As you consider the relevance of the beauty and truth found in the art contained in The Rabbit Room, may it be personal, and real, and may it last.


  1. Andrew Peterson


    Thanks for the props, Sir Curt.

    I have to say, though, that that line, which is probably the best in the song, was all Pierce. He’s coming by the studio to sing on a song on Resurrection Letters next Wednesday and I can’t wait. His records contain some of the best writing you’ll ever hear, and I’m not speaking in hyperbole. Maybe a Pierce Pettis review is in order?

  2. Curt McLey


    Interesting. Because when I quoted that line, the thought occurred to me, “I wonder if that is a Pierce line or an Andy line?”

    I seem to recall, correct me if my recollection is false, that you received the song from Pierce as an unfinished project, then completed it. Assuming that is the case, I didn’t expect it was likely that you worked on specific lines together, at least in the same place, at the same time. I’m not sure if that is my own speculation or if I heard or read those words from you.

    On the other hand, though such trivia keep supporters like me engaged with curiosity, the larger point is more important, I think. That the inspiration for all truth and creativity is the Spirit of God. And whether it’s Andy, Pierce, Frederick, Vincent, Evie, Randall, Eric, Anne, or Leif, they are the earthen vessels charged with the awesome responsibility to carry and communicate those great truths.

    Andy, as you communicate so articulately in the great song, Let There Be Light (I’ll see your Pettis line and raise you several lines from that song!) the creative process is inextricably linked to Father God. And yes indeed, we find brotherhood, kinship, and identification in the work of masters, but ultimately–we are awed by reflections of truth–of THE TRUTH. And as that truth (the art), though inherently human and imperfect, is communicated with skill and specificity, it has the potency to knock us off our feet, precisely because of it’s Origin.

    There’s irony in the idea that to be a good “teller” one has to be a good “listener.” To write well, it seems to me that one has to hear well.
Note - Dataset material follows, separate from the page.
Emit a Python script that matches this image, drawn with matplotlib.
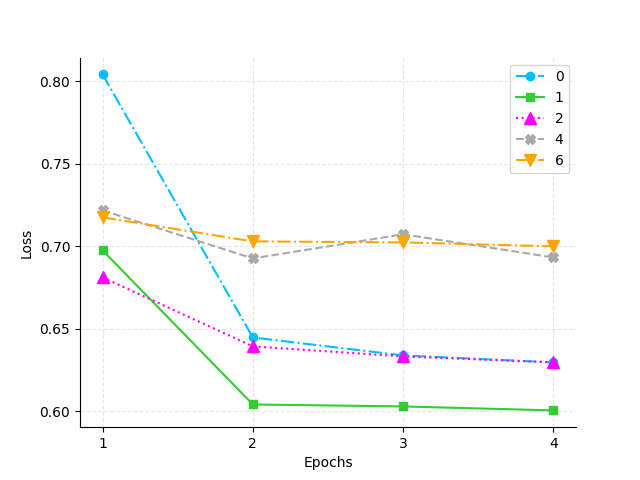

So, here’s to the artists, like those profiled in The Rabbit Room, who are good listeners. We are blessed to have them. Hear, Hear!
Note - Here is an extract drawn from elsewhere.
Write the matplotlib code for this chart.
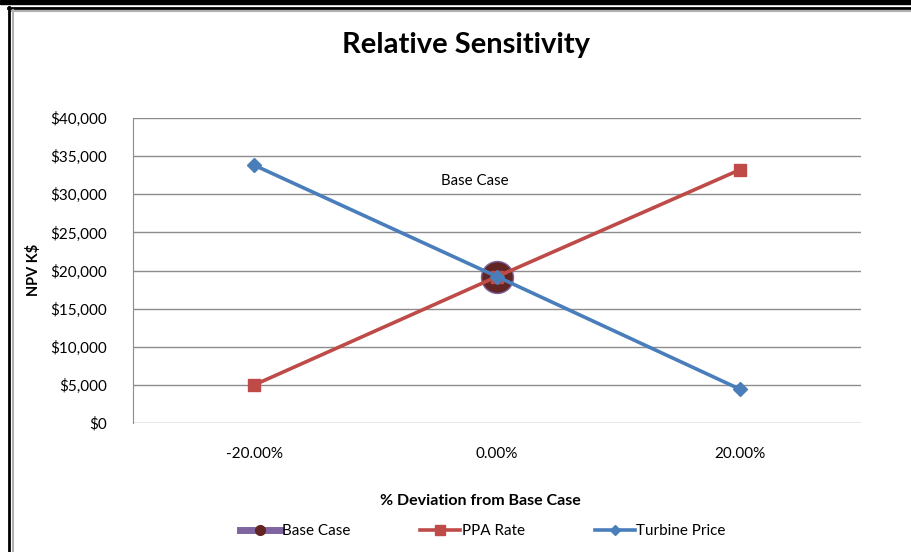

    Even in literature and art, no man who bothers about originality will ever be original: whereas if you simply try to tell the truth (without caring twopence how often it has been told before) you will, nine times out of ten, become original without ever having noticed it. —C. S. Lewis

  3. Curt McLey


    And yes … a Pierce Pettis review seems appropriate for this site, a great idea. It seems this site is a custom fit for artists like Pierce Pettis. I’ll give that some thought. But I’ve got to tell you, it scares me. Writing about the work of someone who’s work I admire so much is enough to send an amateur armchair commentator like myself into a surreal state of nervousness. T-t-t-t-t-t-that’s all, folks!

  4. Mark L

    A put together a collection of quotes that remind me of the truth of the lyrics in this song. Go to http://www.xanga.com/krambis1 and check out the December 23, 2007 entry. “And you cannot say why; There must be more…”


    P.S. I can resonate with your resonation. Thanks, Curt

  5. Mark L

    Hey Curt,

    I’ve been reading some more of your posts and really enjoy what you have to say. I can connect with what you write. Nice to meet you and thanks.